In her program notes, director Patricia Vanstone says that, “Norm Foster amazes me in the breadth of his writing. Working back to back on his two latest plays has been a revelation to me. Going from the heart-felt storytelling of Come Down From Up River to the high-octane pace of Renovations For Six has been exhilarating – both plays are laugh-out-loud funny but so different in style and content.”
She is blessed with another strong cast. Shayna (Cosette Derome) and Grant Perkins (Wes Berger) are newly arrived in town and anxious to make friends and network for Shayna’s Pilates business so the young couple decide to host a cocktail party. Derome suggests that they each pick one couple. Berger picks Wing Falterman (William Vickers) a furniture salesman where he is the newly arrived manager and Billie (Nora McLellan), Wing’s wife. They abandoned a song-and-dance act and show biz to raise their daughter. Derome picks a fellow book-club member, snooty psychiatrist Veronica Dunn-Dudet (Leah Pinsent) and her husband Maurice Dudet (Peter KeLeghan), an engineer who has left his high-paying job to write a novel. The only thing that they have in common is that all three couples are undergoing house renovations. We soon learn that their relationships could also use a little fix-up.
One set represents the living area of all three homes. When a scene between one couple is concluding, the scene between the next couple begins in the same space, sometimes with four or six actors on stage at once. The living space is an open concept home that is in the midst of renovations. This requires split-second timing and the skilled cast is up to the task. It was fascinating to watch them make this scenario work.

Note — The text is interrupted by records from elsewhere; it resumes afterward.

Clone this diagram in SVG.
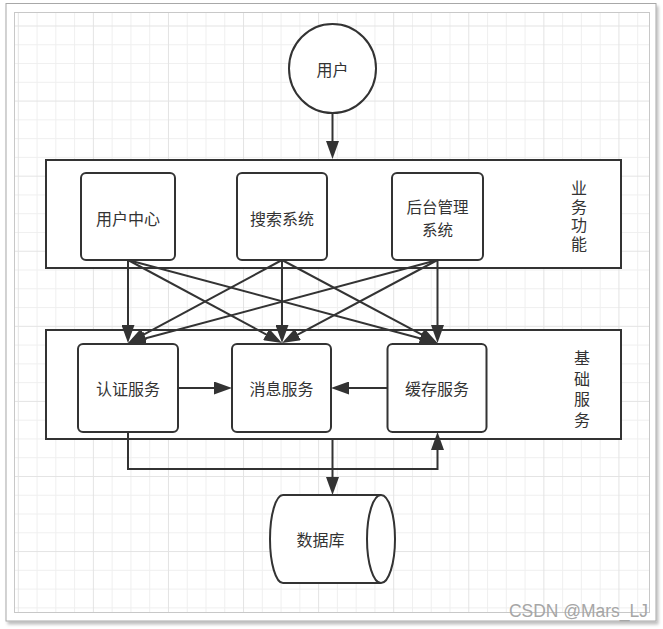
<svg xmlns="http://www.w3.org/2000/svg" width="663" height="629" viewBox="0 0 663 629">
<defs>
<style>
.box{fill:#fff;stroke:#333;stroke-width:2}
.line{fill:none;stroke:#333;stroke-width:2}
.t{font-family:"Noto Sans CJK SC","Liberation Sans",sans-serif;font-size:16px;fill:#333;text-anchor:middle;dominant-baseline:central}
.v{font-family:"Noto Sans CJK SC","Liberation Sans",sans-serif;font-size:16px;fill:#333;text-anchor:middle;writing-mode:vertical-rl}
</style>
<pattern id="grid" x="17.8" y="25.5" width="75.08" height="75.08" patternUnits="userSpaceOnUse">
<path d="M0.5,0V75.08M19.27,0V75.08M38.04,0V75.08M56.81,0V75.08M0,0.5H75.08M0,19.27H75.08M0,38.04H75.08M0,56.81H75.08" stroke="#efefef" stroke-width="1" fill="none"/>
<path d="M0.5,0V75.08M0,0.5H75.08" stroke="#e3e3e3" stroke-width="1" fill="none"/>
</pattern>
<marker id="arr" markerUnits="userSpaceOnUse" markerWidth="18" markerHeight="13" refX="14" refY="6.5" orient="auto">
<path d="M0,0L18,6.5L0,13z" fill="#333"/>
</marker>
<filter id="sh" x="-5%" y="-5%" width="110%" height="110%">
<feDropShadow dx="2" dy="3" stdDeviation="1.5" flood-color="#000" flood-opacity="0.25"/>
</filter>
</defs>
<rect x="0" y="0" width="663" height="629" fill="#fff"/>
<rect x="6" y="3.5" width="650" height="617.5" fill="#fff" stroke="#a8a8a8" stroke-width="1" filter="url(#sh)"/>
<rect x="15" y="13" width="634" height="599" fill="url(#grid)"/>
<rect x="14.5" y="12.5" width="635" height="600" fill="none" stroke="#c8c8c8" stroke-width="1"/>

<g id="user">
<ellipse class="box" cx="332.5" cy="68.5" rx="43.5" ry="44.5"/>
<text class="t" x="332.5" y="68.5">用户</text>
</g>

<g id="business">
<rect class="box" x="46" y="160" width="575" height="108"/>
<text class="v" x="579" y="217.4" letter-spacing="2.7">业务功能</text>
</g>
<g id="usercenter">
<rect class="box" x="81" y="173" width="94" height="87" rx="5"/>
<text class="t" x="128" y="217.5">用户中心</text>
</g>
<g id="search">
<rect class="box" x="237" y="173" width="90" height="87" rx="5"/>
<text class="t" x="282" y="217.5">搜索系统</text>
</g>
<g id="admin">
<rect class="box" x="392" y="173" width="91" height="87" rx="5"/>
<text class="t" x="437.5" y="206.2" style="font-size:15.5px">后台管理</text>
<text class="t" x="437.5" y="228.8" style="font-size:15.5px">系统</text>
</g>

<g id="base">
<rect class="box" x="46" y="330" width="575" height="109"/>
<text class="v" x="582" y="391.3" letter-spacing="4.5">基础服务</text>
</g>
<g id="auth">
<rect class="box" x="78" y="344" width="100" height="88" rx="5"/>
<text class="t" x="128" y="388">认证服务</text>
</g>
<g id="message">
<rect class="box" x="232" y="344" width="99" height="88" rx="5"/>
<text class="t" x="281.5" y="388">消息服务</text>
</g>
<g id="cache">
<rect class="box" x="387.5" y="344" width="99" height="88" rx="5"/>
<text class="t" x="437" y="388">缓存服务</text>
</g>

<g id="database">
<path class="box" d="M381,495H283A13,44 0 0 0 283,583H381"/>
<ellipse class="box" cx="381" cy="539" rx="14" ry="44"/>
<text class="t" x="320.5" y="539">数据库</text>
</g>

<g id="connectors">
<path class="line" d="M332.5,113V155" marker-end="url(#arr)"/>
<path class="line" d="M128,260V339" marker-end="url(#arr)"/>
<path class="line" d="M282,260V339" marker-end="url(#arr)"/>
<path class="line" d="M437.5,260V339" marker-end="url(#arr)"/>
<path class="line" d="M128,260L278.48,341.1" marker-end="url(#arr)"/>
<path class="line" d="M128,260L433.64,341.96" marker-end="url(#arr)"/>
<path class="line" d="M282,260L131.52,341.1" marker-end="url(#arr)"/>
<path class="line" d="M282,260L433.97,341.12" marker-end="url(#arr)"/>
<path class="line" d="M437.5,260L131.86,341.96" marker-end="url(#arr)"/>
<path class="line" d="M437.5,260L285.53,341.12" marker-end="url(#arr)"/>
<path class="line" d="M178,388H228" marker-end="url(#arr)"/>
<path class="line" d="M387.5,388H335" marker-end="url(#arr)"/>
<path class="line" d="M128,432V469H437.5V436" marker-end="url(#arr)"/>
<path class="line" d="M332.5,439V491" marker-end="url(#arr)"/>
</g>

<text x="648" y="617" font-family="Liberation Sans, sans-serif" font-size="18" fill="#a6a6a6" text-anchor="end" textLength="139" lengthAdjust="spacingAndGlyphs">CSDN @Mars_LJ</text>
</svg>
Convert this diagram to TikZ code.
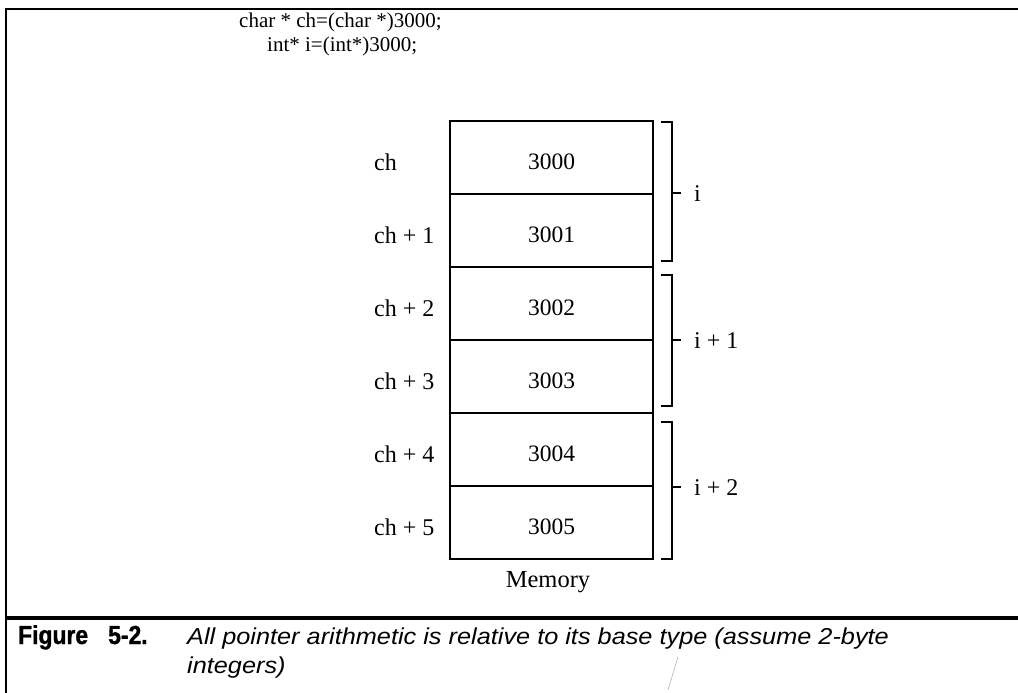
\documentclass[tikz,border=0pt]{standalone}
\usepackage{fontspec}
\setmainfont{Liberation Serif}
\newfontfamily\capbold[FakeStretch=0.88,BoldFeatures={FakeBold=1.2}]{Liberation Sans}
\newfontfamily\capital[FakeStretch=1.1]{Liberation Sans}
\begin{document}
\begin{tikzpicture}[x=1pt,y=-1pt,
  cell/.style={draw,line width=2pt,minimum width=203pt,minimum height=73pt,
    inner sep=0pt,text height=24pt,text depth=0pt,font=\fontsize{23.5}{28}\selectfont},
  addr/.style={anchor=base west,inner sep=0pt,font=\fontsize{24}{28}\selectfont},
  code/.style={anchor=base west,inner sep=0pt,font=\fontsize{21}{25}\selectfont},
  brk/.style={line width=2pt},
  caplabel/.style={anchor=base west,inner sep=0pt,font=\capbold\bfseries\fontsize{26}{30}\selectfont},
  captext/.style={anchor=base west,inner sep=0pt,font=\capital\itshape\fontsize{23}{27}\selectfont}]
\useasboundingbox (0,0) rectangle (1018,693);
\fill[white] (0,0) rectangle (1018,693);

% outer frame and caption rule
\draw[line width=2pt] (1018,9) -- (6,9) -- (6,693);
\draw[line width=4pt] (6,618) -- (1018,618);

% declarations
\node[code] (decl1) at (239,28) {char * ch=(char *)3000;};
\node[code] (decl2) at (267,52) {int* i=(int*)3000;};

% memory cells with their char-pointer labels
\foreach \k in {0,...,5}{
  \node[cell] (m\k) at (551.5,{157.5+73*\k}) {300\k};
  \ifnum\k=0
    \node[addr] (ch\k) at (374,{170+73*\k}) {ch};
  \else
    \node[addr] (ch\k) at (374,{170+73*\k}) {ch + \k};
  \fi
}
\node[anchor=base,inner sep=0pt,font=\fontsize{24.5}{29}\selectfont] (mem) at (548,587) {Memory};

% brackets grouping two bytes per int
\foreach \t/\b/\m/\lab [count=\n from 0] in {122/261/193/i, 275/406/340/i + 1, 422/559/487/i + 2}{
  \draw[brk] (661,\t) -- (672,\t) -- (672,\b) -- (661,\b);
  \coordinate (tick\n) at (681,\m);
  \draw[brk] (672,\m) -- (tick\n);
  \node[addr] (ip\n) at (694,{\m+8}) {\lab};
}

% caption
\node[caplabel] (fig) at (18,644) {Figure};
\node[caplabel] (fignum) at (108,644) {5-2.};
\node[captext] (cap1) at (187,644) {All pointer arithmetic is relative to its base type (assume 2-byte};
\node[captext] (cap2) at (187,673) {integers)};
\draw[gray!60,line width=0.6pt] (678,657) -- (668,690);
\end{tikzpicture}
\end{document}
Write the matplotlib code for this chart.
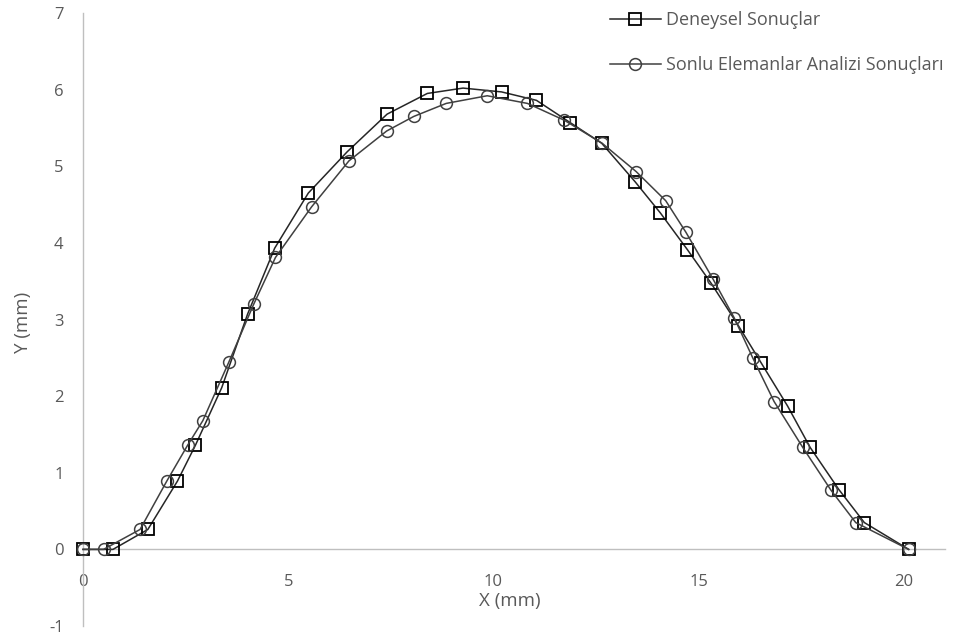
import matplotlib
matplotlib.use('Agg')
import matplotlib.pyplot as plt

# Deneysel (experimental) results
x_exp = [0, 0.73, 1.58, 2.3, 2.74, 3.38, 4.01, 4.67, 5.49, 6.44, 7.41, 8.39, 9.26,
         10.2, 11.05, 11.87, 12.64, 13.45, 14.07, 14.73, 15.31, 15.97, 16.53,
         17.17, 17.72, 18.42, 19.04, 20.12]
y_exp = [0, 0, 0.26, 0.89, 1.36, 2.11, 3.07, 3.93, 4.65, 5.19, 5.68, 5.95, 6.02,
         5.97, 5.86, 5.57, 5.3, 4.8, 4.39, 3.91, 3.47, 2.92, 2.43,
         1.87, 1.33, 0.78, 0.35, 0]

# Sonlu elemanlar (FEA) results
x_fea = [0, 0.5, 1.39, 2.04, 2.55, 2.92, 3.55, 4.16, 4.69, 5.57, 6.48, 7.4, 8.06,
         8.85, 9.85, 10.83, 11.73, 12.65, 13.48, 14.2, 14.69, 15.35, 15.87,
         16.32, 16.84, 17.54, 18.23, 18.83, 20.12]
y_fea = [0, 0, 0.26, 0.89, 1.36, 1.68, 2.44, 3.2, 3.81, 4.47, 5.07, 5.46, 5.65,
         5.82, 5.92, 5.82, 5.6, 5.3, 4.93, 4.55, 4.14, 3.53, 3.02,
         2.5, 1.93, 1.33, 0.77, 0.35, 0]

labels = ['Deneysel Sonuçlar', 'Sonlu Elemanlar Analizi Sonuçları']

plt.rcParams['font.family'] = ['Open Sans', 'DejaVu Sans']
plt.rcParams['axes.unicode_minus'] = False
grey = '#595959'

fig = plt.figure(figsize=(9.72, 6.43), dpi=100)
ax = fig.add_axes([0.0854, 0.0264, 0.8866, 0.9534])

ax.plot(x_exp, y_exp, color='#262626', lw=1.1, marker='s', ms=8.5,
        mfc='none', mec='black', mew=1.3, label=labels[0], clip_on=False, zorder=3)
ax.plot(x_fea, y_fea, color='#404040', lw=1.1, marker='o', ms=8.5,
        mfc='none', mec='#404040', mew=1.1, label=labels[1], clip_on=False, zorder=3)

ax.set_xlim(0, 21)
ax.set_ylim(-1, 7)
ax.set_xticks([0, 5, 10, 15, 20])
ax.set_yticks(range(-1, 8))

for s in ['top', 'right']:
    ax.spines[s].set_visible(False)
ax.spines['bottom'].set_position(('data', 0))
for s in ['left', 'bottom']:
    ax.spines[s].set_color('#bfbfbf')
    ax.spines[s].set_linewidth(1)
ax.tick_params(length=0, labelsize=12, labelcolor=grey)
ax.tick_params(axis='x', pad=18)
ax.tick_params(axis='y', pad=14)

fig.text(0.525, 0.066, 'X (mm)', ha='center', va='center', fontsize=13.5, color=grey)
fig.text(0.024, 0.499, 'Y (mm)', ha='center', va='center', fontsize=13.5,
         color=grey, rotation=90)

ax.legend(loc='upper left', bbox_to_anchor=(0.6276, 0.983),
          bbox_transform=fig.transFigure, frameon=False, borderpad=0,
          borderaxespad=0, fontsize=13, labelcolor=grey, handlelength=2.8,
          handletextpad=0.28, labelspacing=1.5)

fig.savefig('out.png', dpi=100)
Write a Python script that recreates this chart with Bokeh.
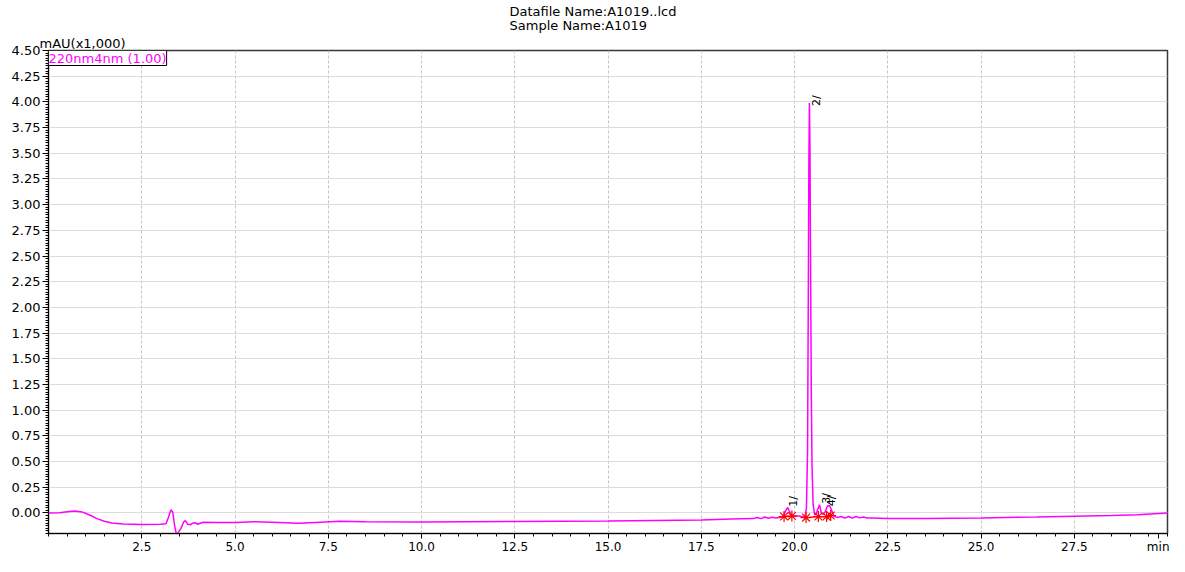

Berger is making his Foster Festival debut. Derome was terrific in Screwball Comedy. Pinsent is a three-time Gemini award winner, featured on TV and film. McLellan and Vickers are Shaw Festival vets. Keleghan is a five-time Gemini award winner best known as anchorman Jim Wallcott in The Newsroom. He plays opposite his real-life wife, Pinsent. Both Peter Hartwell (Set & Costumes) and Chris Malkowski (lighting) have been with the Shaw Festival.
I thoroughly enjoyed Derome’s zest and youthful effervescence. Berger was wonderful as a shady manager whose “all-righty then” responses land him in trouble. Pinsent excelled at being snarky with everyone including her husband and Keleghan’s self-deprecation and resonant voice was wonderful to behold. But Vickers and McLellan stole the show, their wicked witticisms producing thunderous laughter particularly when they brood about why they were invited, convincing her husband that he is going to be fired. Foster is a master of comedy of manners, and his dialogue centering on sex and bathroom location was sidesplitting funny.
Vanstone describes Foster’s piece as “a roller coaster ride through the cocktail party from hell!” Renovations For Six is well worth watching and there are a limited number of performances left (ends Aug. 25) to see at the beautiful PAC with its inviting lounge where one may sip wine before the play and at intermission.